Detailed description

This documentary movie was made as a live-illustration to complement the monography 'Sacred Symbols of Reed and Bamboo' which was published in the series 'Swiss Asian Studies', Monograph Nr. 4, Peter Lang, Berne 1982

Both deal with a tradition which, due to the specific cultural geographic circumstances of Japan, has been preserved there in astonishing richness. This tradition consists of cult symbols which, in the frame of annually repeated cult festivals, are made by binding grasses and twigs to generally tectonic forms like pillars, huts etc. They are set up at particular places in the cult related locality and are either left to decay or are ritually destroyed soon afterwards.

Japanese ethnography terms them 'yorishiro' (abodes of deities) or 'kariya' (temporary structures) and interprets them as more or less insignificant elements in the agricultural rites; that is to say, they are mainly seen in the context of spiritual concepts worked out by the science of religion (fire rites, sun worship, fertility-cult etc.). The forms of the cult objects and the social relations within which they commonly appear are thus widely neglected.

In contrast to this the documentary movie 'Sacred symbols of reed and bamboo' and its complementary study present a different approach. The cult symbols are interpeted as an object tradition of central importance to this type of ritual and they are consequently analysed objectively in regard to materials used, methods of construction, form, spatial organisation and social relations given by their synthetic nature. They thus reveal themselves as something entirely different from what their previous evaluation suggested.

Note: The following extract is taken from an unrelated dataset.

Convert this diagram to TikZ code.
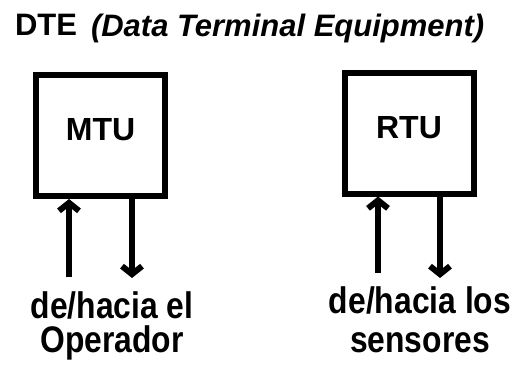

Seen from the fact that such symbolic constructions are not set up for the purpose of sheltering the human body, the theory of architecture considers them as a non-domestic building tradition or 'semantic architecture'. If, in regard to existing historic sources, this term could be interpreted historically, it could essentially contribute to clarification of the evolution of human building behaviour.

That this non-domestic, or 'semantic' building tradition does not have the function of sheltering the human body has a further consequence: its objects are free of the bonds imposed by human size. In terms of size, the Japanese tradition presents a wide range (20 cm to 20 m) of tectonic structure with essentially the same function: that of representing signs or symbols. It is obvious that this aspect might be of significance for the history of art since there is an immense relatable material from the earliest strata of various ancient cultures (Sumer, Egypt, Crete, China), which supports the hypothesis that signs and symbols made of perishable organic materials were widespread in ancient times.

In regard to the science of religions, the formal and spatial analysis of such cult symbols shows that they are by no means the primitive fetishes or idols that they were formerly supposed to be. On the contrary, they are of a highly complex nature, their internal structure expressig several congruent pairs of dual categories (above-below; natural technical; free-bound; not defined-defined; empty-compact; mobile stable, etc.) in one an the same form. It is thus conceivable that the religious significance of such cult symbols does not derive from external religious concepts but lies within the formal structure itself. To understand this significance one would have to compare them to concepts such as the Yin/Yang symbol which, though much more abstract than the presented symbols, helped the Chinese to structure essential aspects of their practical and spiritual life over long periods of time.

The documentary movie attempts to show an essential result of this kind of analytical approach. It first describes how, in the process of construction, a traditional symbolic form concept is given life in the bright light of day. The second part then shows how, in the obscurity of night, passing through a stage of luminescent light-form, these symbols are revert to the chaotic stage of non form, of material non-existence. It so becomes impressively visible that traditional patterns of ritual behaviour in Shinto, such as ritual nakedness, drunken ecstasy, chaotic turbulent movements, never ending noise produced with big instruments etc., clearly follow the pattern of the dissolution of the symbolic forms.